(Brief)
Retype only what runs from the beginning of the data through the line with "-417, -313, -469]"; please omit the pictures and keep every line exact.

(Provided material)

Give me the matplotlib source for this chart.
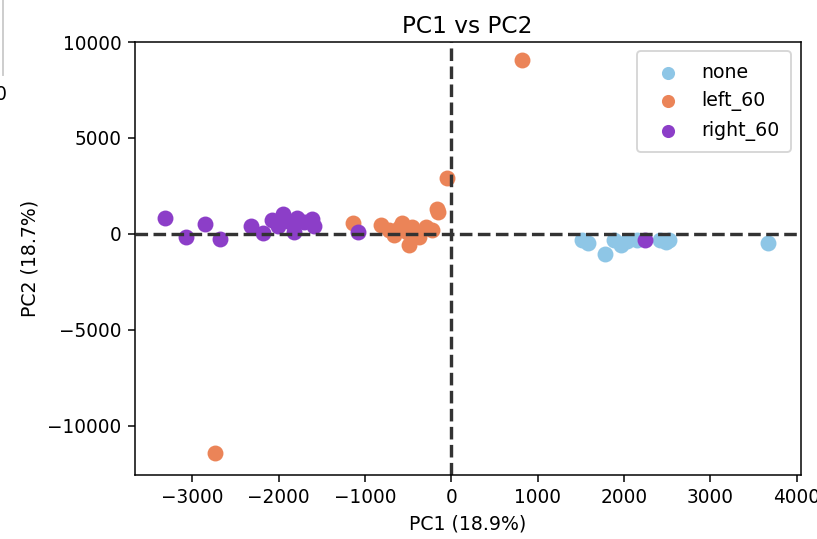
import matplotlib
matplotlib.use("Agg")
import matplotlib.pyplot as plt

# PCA scores per group (PC1, PC2)
none_pc1 = [1514, 1584, 1780, 1884, 1965, 2035, 2150, 2416, 2486, 2520, 3665]
none_pc2 = [-313, -469, -1043, -313, -574, -365, -313, -313, -417, -313, -469]

left_pc1 = [-46, -162, -150, -1133, -809, -717, -659, -566, -486, -451, -370,
            -289, -220, -601, -509, 821, -2740]
left_pc2 = [2921, 1304, 1150, 574, 470, 209, -52, 574, -574, 365, -156,
            365, 209, 313, 104, 9077, -11424]

right_pc1 = [-3318, -3075, -2855, -2682, -2324, -2185, -2081, -1954, -1873,
             -1827, -1792, -1618, -1595, -1075, 2243, -2012, -1700]
right_pc2 = [835, -156, 522, -261, 417, 52, 730, 1043, 626,
             104, 835, 782, 417, 104, -313, 417, 600]

groups = ["none", "left_60", "right_60"]
colors = ["#8EC6E6", "#EB8458", "#8C3EC8"]

fig = plt.figure(figsize=(817 / 136, 539 / 136), dpi=136)
ax = fig.add_axes([0.165, 0.119, 0.815, 0.803])

ax.scatter(none_pc1, none_pc2, s=55, color=colors[0], label=groups[0])
ax.scatter(left_pc1, left_pc2, s=55, color=colors[1], label=groups[1])
ax.scatter(right_pc1, right_pc2, s=55, color=colors[2], label=groups[2])

ax.axhline(0, color="#333333", ls="--", lw=1.8)
ax.axvline(0, color="#333333", ls="--", lw=1.8)

ax.set_xlim(-3665, 4046)
ax.set_ylim(-12570, 10000)
ax.tick_params(labelsize=9.8)
ax.set_xlabel("PC1 (18.9%)")
ax.set_ylabel("PC2 (18.7%)")
ax.set_title("PC1 vs PC2", fontsize=12.3, pad=5)
ax.legend(loc="upper right", markerscale=0.8, borderpad=0.6, labelspacing=0.5)

# bit of the neighbouring plot at the left edge
fig.add_artist(plt.Line2D([0.004, 0.004], [0.86, 1.0], color="#cccccc", lw=1))
fig.text(-0.007, 0.815, "0", fontsize=10)

fig.savefig("out.png", dpi=136)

(Task response)
Give me the matplotlib source for this chart.
import matplotlib
matplotlib.use("Agg")
import matplotlib.pyplot as plt

# PCA scores per group (PC1, PC2)
none_pc1 = [1514, 1584, 1780, 1884, 1965, 2035, 2150, 2416, 2486, 2520, 3665]
none_pc2 = [-313, -469, -1043, -313, -574, -365, -313, -313, -417, -313, -469]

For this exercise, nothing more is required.